The commissioning of Flying Officer Minakshi Kumari marks another important chapter in the expanding role of women in India’s armed forces. A daughter of Haryana’s Charkhi Dadri and an alumna of Army Public School, Dhaula Kuan, she belongs to the first generation of women who entered the National Defence Academy (NDA) after the tri-service institution opened its doors to female cadets.
Her journey from a defence-family upbringing to the blue uniform of the Indian Air Force reflects both personal determination and a broader transformation within India’s military establishment.
Born in Charkhi Dadri, Haryana, Minakshi grew up in an environment shaped by military service. Her father, Subedar Major Ravinder Kumar, serves as a Junior Commissioned Officer in the Army, while her brother is also an Army officer. Like many children raised in defence families, she grew up surrounded by the routines, values and discipline associated with military life. In her case, those experiences appear to have helped shape an early ambition to serve in uniform.
That ambition was reinforced during her years at Army Public School, Dhaula Kuan, one of the country’s best-known defence-linked educational institutions. For Minakshi, the armed forces were not a distant aspiration but a familiar part of everyday life.
The decisive turning point came after the Supreme Court cleared the way for women to join the NDA. For decades, the academy had remained an exclusively male institution, even as women entered the armed forces through other commissioning routes. The admission of women cadets represented a significant shift in the training system that has long produced many of India’s military leaders.

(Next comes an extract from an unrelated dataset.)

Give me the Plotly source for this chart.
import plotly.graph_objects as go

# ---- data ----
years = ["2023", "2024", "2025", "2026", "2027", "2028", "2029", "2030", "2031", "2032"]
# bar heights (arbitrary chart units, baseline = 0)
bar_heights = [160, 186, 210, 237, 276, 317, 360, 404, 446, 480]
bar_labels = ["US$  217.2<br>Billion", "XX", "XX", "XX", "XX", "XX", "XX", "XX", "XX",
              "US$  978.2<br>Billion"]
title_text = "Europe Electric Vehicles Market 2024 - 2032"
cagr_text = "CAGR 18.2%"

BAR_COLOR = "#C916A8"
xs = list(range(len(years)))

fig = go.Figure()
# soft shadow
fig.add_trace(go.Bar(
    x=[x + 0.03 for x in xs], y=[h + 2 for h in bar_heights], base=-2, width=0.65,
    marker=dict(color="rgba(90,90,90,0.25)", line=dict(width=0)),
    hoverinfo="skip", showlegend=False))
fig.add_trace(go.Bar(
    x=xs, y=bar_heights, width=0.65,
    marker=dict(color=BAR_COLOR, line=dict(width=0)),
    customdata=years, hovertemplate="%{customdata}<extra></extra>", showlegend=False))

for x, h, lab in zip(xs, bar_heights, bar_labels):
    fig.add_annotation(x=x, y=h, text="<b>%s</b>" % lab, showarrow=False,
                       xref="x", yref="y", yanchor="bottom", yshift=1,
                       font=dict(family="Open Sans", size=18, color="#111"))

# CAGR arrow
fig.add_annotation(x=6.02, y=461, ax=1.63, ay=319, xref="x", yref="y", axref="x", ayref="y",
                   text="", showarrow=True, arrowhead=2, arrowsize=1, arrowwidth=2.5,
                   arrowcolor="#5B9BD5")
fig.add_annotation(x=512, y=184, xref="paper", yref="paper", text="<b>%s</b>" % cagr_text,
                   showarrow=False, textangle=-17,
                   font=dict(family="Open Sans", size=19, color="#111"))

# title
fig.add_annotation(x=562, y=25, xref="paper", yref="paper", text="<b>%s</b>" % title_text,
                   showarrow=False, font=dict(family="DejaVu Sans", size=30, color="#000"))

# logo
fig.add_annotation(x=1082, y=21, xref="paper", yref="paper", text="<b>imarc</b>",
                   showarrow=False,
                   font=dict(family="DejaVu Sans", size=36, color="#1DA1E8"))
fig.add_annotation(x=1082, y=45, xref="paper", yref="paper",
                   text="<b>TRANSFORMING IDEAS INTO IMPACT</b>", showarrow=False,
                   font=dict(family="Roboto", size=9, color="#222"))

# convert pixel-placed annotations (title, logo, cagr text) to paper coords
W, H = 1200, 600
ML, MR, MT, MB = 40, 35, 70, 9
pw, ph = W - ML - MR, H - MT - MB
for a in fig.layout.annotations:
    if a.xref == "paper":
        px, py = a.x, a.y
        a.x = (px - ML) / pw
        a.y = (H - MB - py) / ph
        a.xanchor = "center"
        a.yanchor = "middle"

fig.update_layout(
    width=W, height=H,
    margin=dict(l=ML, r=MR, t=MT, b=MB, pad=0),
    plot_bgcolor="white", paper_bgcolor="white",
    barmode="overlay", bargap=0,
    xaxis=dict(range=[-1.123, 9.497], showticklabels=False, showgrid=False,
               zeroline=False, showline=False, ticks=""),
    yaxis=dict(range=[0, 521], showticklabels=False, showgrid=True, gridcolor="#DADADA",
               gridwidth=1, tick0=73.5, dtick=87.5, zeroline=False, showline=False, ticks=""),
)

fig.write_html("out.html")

Minakshi was among those who carried that change forward. On August 6, 2022, she joined the NDA as part of its first batch of women cadets. Like all NDA trainees, she faced a demanding schedule of physical conditioning, academics, military instruction and constant assessment. Yet the first women cadets carried an additional responsibility: they were helping define public perceptions of a historic experiment in military inclusion.
After completing her NDA training, she moved to the Air Force Academy at Dundigal near Hyderabad for specialised pre-commissioning instruction. There she entered the demanding world of aviation training, where precision, discipline and sound judgement are essential. The transition marked the final stage of her journey from cadet to officer.
In June 2026, Minakshi was commissioned into the Indian Air Force during the Combined Graduation Parade at the Air Force Academy. The occasion was historic because it included the first group of women NDA entrants to become IAF officers. The parade, reviewed by Defence Minister Rajnath Singh, saw 231 flight cadets commissioned, including 37 women officers and the first batch of ex-NDA women cadets.
Yet the significance of her commissioning extends beyond the milestone itself. India had already broken barriers in military aviation when Avani Chaturvedi, Bhawana Kanth and Mohana Singh became the country’s first women fighter pilots in 2016. Minakshi’s achievement belongs to the next phase of that evolution. She represents the NDA pathway, which trains officers from the earliest stage of military leadership development.
That distinction matters because the entry of women into the NDA changes the leadership pipeline itself. Young women can now begin their training alongside male cadets, compete within the same system and build careers on a similar institutional foundation. Minakshi’s commissioning therefore represents not only individual success but also a widening of opportunity within the armed forces.
Her story also reflects the enduring influence of military families. For her father and brother, both serving officers, seeing Minakshi wear the IAF uniform was undoubtedly a moment of pride. More broadly, it reflects a changing reality in which traditions of military service are being carried forward not only by sons but increasingly by daughters as well.
Flying Officer Minakshi Kumari’s career is only beginning. The true test of an officer comes in operational service, professional development and leadership responsibilities. Yet her place in India’s military story is already secure. She belongs to a generation of young women who transformed a legal breakthrough into a lived reality.
In that sense, Minakshi’s journey is about more than one officer. It reflects the evolution of an institution, the aspirations of a new generation and the gradual broadening of opportunities within India’s armed forces. For women entering military service today, the sky is no longer merely a symbol of possibility. It is a profession.